Still, despite the new scholarship’s repudiation of grand historical “narratives,” all of these books subscribe to a shared purview of their own. A synopsis of it might go as follows.
From its beginnings, Israelite religion was both a liberating and a repressive force, offering an emancipating vision of human brother- and sisterhood based on the ethical paternity of a universal God while also invoking this God’s masculine aggressiveness, sexual puritanism, and religious zealotry in order to underwrite the values of a warlike and intolerant culture. Nor was this culture hostile only toward its neighbors. Its own women and sexual deviants, too, were, like the conquered Canaanites, treated as “the Other”—dehumanized and phobicized objects on which a male patriarchy, whose myths and values are recorded in the Bible, projected its unconscious fears, anger, and guilt.
Subsequently, our synopsis continues, when biblical culture was superseded by rabbinic Judaism, the Jewish world again mixed progressive with reactionary features. Jews were now a colonized people themselves, and in many areas, including those of human sexuality and the treatment of women, rabbinic legislation was relatively liberal; yet both it and its attitudes remained male-supremacist.
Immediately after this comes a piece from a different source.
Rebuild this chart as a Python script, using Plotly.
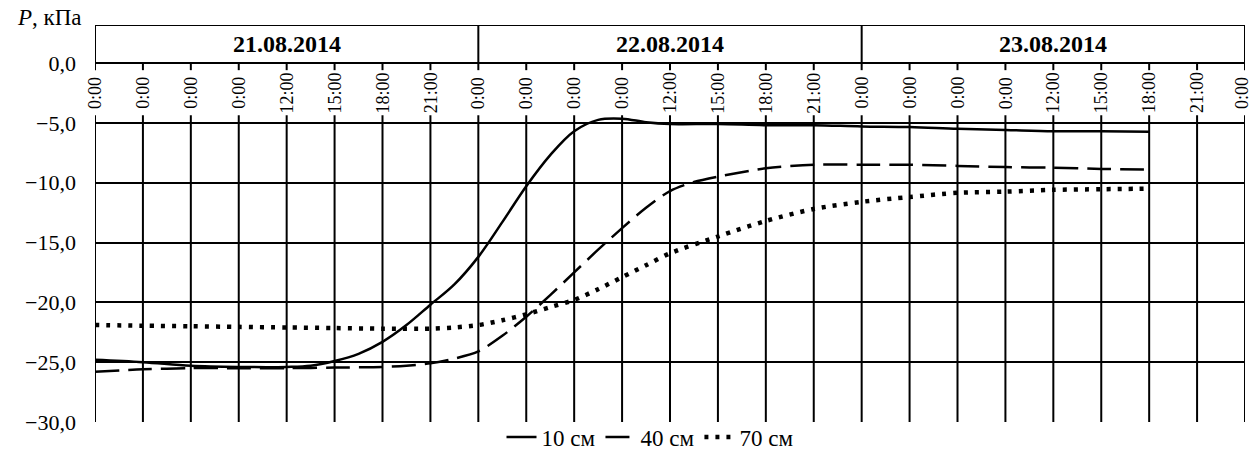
import plotly.graph_objects as go

# ---- data (hours since 21.08.2014 0:00) ----
hours_10 = [0, 3, 6, 9, 12, 13.5, 15, 16.5, 18, 19.5, 21, 22.5, 24, 25.5, 27, 28.5, 30, 31.5,
            33, 34.5, 36, 39, 42, 45, 48, 51, 54, 57, 60, 63, 66]
p_10 = [-24.8, -25.0, -25.3, -25.4, -25.4, -25.3, -24.9, -24.3, -23.3, -21.9, -20.2, -18.5,
        -16.2, -13.3, -10.3, -7.7, -5.7, -4.75, -4.65, -4.95, -5.1, -5.1, -5.2, -5.2, -5.3,
        -5.35, -5.5, -5.6, -5.7, -5.7, -5.75]

hours_40 = [0, 3, 6, 9, 12, 15, 18, 19.5, 21, 22.5, 24, 25.5, 27, 28.5, 30, 31.5, 33, 34.5,
            36, 37.5, 39, 42, 45, 48, 51, 54, 57, 60, 63, 66]
p_40 = [-25.8, -25.6, -25.5, -25.5, -25.5, -25.45, -25.4, -25.3, -25.1, -24.7, -24.1, -22.8,
        -21.2, -19.4, -17.5, -15.6, -13.8, -12.1, -10.7, -9.95, -9.5, -8.8, -8.5, -8.5, -8.5,
        -8.6, -8.7, -8.75, -8.85, -8.9]

hours_70 = [0, 3, 6, 9, 12, 15, 18, 21, 22.5, 24, 25.5, 27, 28.5, 30, 31.5, 33, 34.5, 36,
            39, 42, 45, 48, 51, 54, 57, 60, 63, 66]
p_70 = [-21.9, -21.95, -22.0, -22.05, -22.1, -22.15, -22.2, -22.2, -22.1, -21.9, -21.5, -21.0,
        -20.4, -19.8, -18.9, -17.9, -16.9, -15.9, -14.5, -13.2, -12.2, -11.6, -11.2, -10.85,
        -10.75, -10.6, -10.55, -10.5]

series_names = ["10 см", "40 см", "70 см"]

day_labels = ["21.08.2014", "22.08.2014", "23.08.2014"]
day_tick_labels = ["0:00", "0:00", "0:00", "0:00", "12:00", "15:00", "18:00", "21:00"]
time_labels = day_tick_labels * 3 + ["0:00"]
tick_hours = list(range(0, 73, 3))

y_tick_vals = [-30, -25, -20, -15, -10, -5, 0]
y_tick_text = ["−30,0", "−25,0", "−20,0", "−15,0", "−10,0", "−5,0", "0,0"]

FONT = "Liberation Serif, Times New Roman, serif"
Y_TOP = 3.175

fig = go.Figure()
fig.add_trace(go.Scatter(x=hours_10, y=p_10, mode="lines", name=series_names[0],
                         line=dict(color="black", width=2.5, shape="spline", smoothing=1.0)))
fig.add_trace(go.Scatter(x=hours_40, y=p_40, mode="lines", name=series_names[1],
                         line=dict(color="black", width=2.5, dash="24px,9px", shape="spline", smoothing=0.8)))
fig.add_trace(go.Scatter(x=hours_70, y=p_70, mode="lines", name=series_names[2],
                         line=dict(color="black", width=4.5, dash="4px,7px", shape="spline", smoothing=0.8)))

shapes = []
for h in tick_hours:
    shapes.append(dict(type="line", xref="x", yref="y", x0=h, x1=h, y0=-30, y1=-4.36,
                       line=dict(color="black", width=2), layer="between"))
    shapes.append(dict(type="line", xref="x", yref="y", x0=h, x1=h, y0=0, y1=-0.6,
                       line=dict(color="black", width=2), layer="between"))
# header box
shapes.append(dict(type="rect", xref="x", yref="y", x0=0, x1=72, y0=0, y1=Y_TOP,
                   line=dict(color="black", width=2), layer="between"))
for h in (24, 48):
    shapes.append(dict(type="line", xref="x", yref="y", x0=h, x1=h, y0=0, y1=Y_TOP,
                       line=dict(color="black", width=2), layer="between"))

annotations = []
for h, t in zip(tick_hours, time_labels):
    annotations.append(dict(x=h, y=-2.5, xref="x", yref="y", text=t, textangle=-90,
                            xshift=-3 if h == 72 else 0,
                            showarrow=False, font=dict(family=FONT, size=18, color="black")))
for i, d in enumerate(day_labels):
    annotations.append(dict(x=12 + 24 * i, y=1.59, xref="x", yref="y", text="<b>" + d + "</b>",
                            showarrow=False, font=dict(family=FONT, size=24, color="black")))
annotations.append(dict(x=(84 - 95) / 1150, y=(422 - 18) / 397, xref="paper", yref="paper",
                        xanchor="right", yanchor="middle",
                        text="<i>P</i>, кПа", showarrow=False,
                        font=dict(family=FONT, size=23, color="black")))

fig.update_layout(
    width=1252, height=453,
    margin=dict(l=95, r=7, t=25, b=31, autoexpand=False),
    paper_bgcolor="white", plot_bgcolor="white",
    font=dict(family=FONT, color="black"),
    shapes=shapes, annotations=annotations,
    xaxis=dict(range=[0, 72], showgrid=False, zeroline=False, showticklabels=False,
               showline=False, ticks=""),
    yaxis=dict(range=[-30, Y_TOP], tickvals=y_tick_vals, ticktext=y_tick_text,
               showgrid=True, gridcolor="black", gridwidth=2, zeroline=False,
               showline=False, ticks="", ticklabelstandoff=18,
               tickfont=dict(family=FONT, size=22, color="black")),
    legend=dict(orientation="h", x=(650 - 95) / 1150, xanchor="center",
                yref="container", y=1 - 437 / 453, yanchor="middle",
                font=dict(family=FONT, size=23, color="black"), bgcolor="rgba(0,0,0,0)",
                itemwidth=30, tracegroupgap=0),
    showlegend=True,
)

fig.write_html("out.html")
Men alone made the law, studied it, applied it, and participated in the rituals prescribed by it, which continued to be understood as the will of a masculinely-imaged God. Women remained the excluded Other, their existence conveyed to posterity almost entirely through the “mediation” of male writers.
And in modern times as well, our synopsis concludes, though sexual equality has been inscribed on the banner of more than one movement for change in Jewish life, women’s exclusion has remained a fact. The best example is the state of Israel. For despite claims of egalitarianism, Zionist settlement in Palestine was sexist from the start, relegating women to the same second-class status they had left behind in the Diaspora. Moreover, not only did the Jewish state continue the “marginalization” of women, it has regressed to the exclusionary nationalism of the Bible, turning the Palestinian into a new Canaanite, and atavistically reviving the male-dominated warrior society of ancient Israel.
Finally, there is a postscript. The notion of an impartial or objective study of the past having been “deconstructed” as a myth, the new Jewish scholar knows that he or she must work from a position of commitment. If historians of previous ages have ignored the silenced voices of the Other, thereby “privileging” the masculinist, misogynist, and homophobic forces of the male world to which they belonged, the new scholar must seek out these voices and be their tongue, not only to do justice to the disempowered dead but to defend the disempowered living.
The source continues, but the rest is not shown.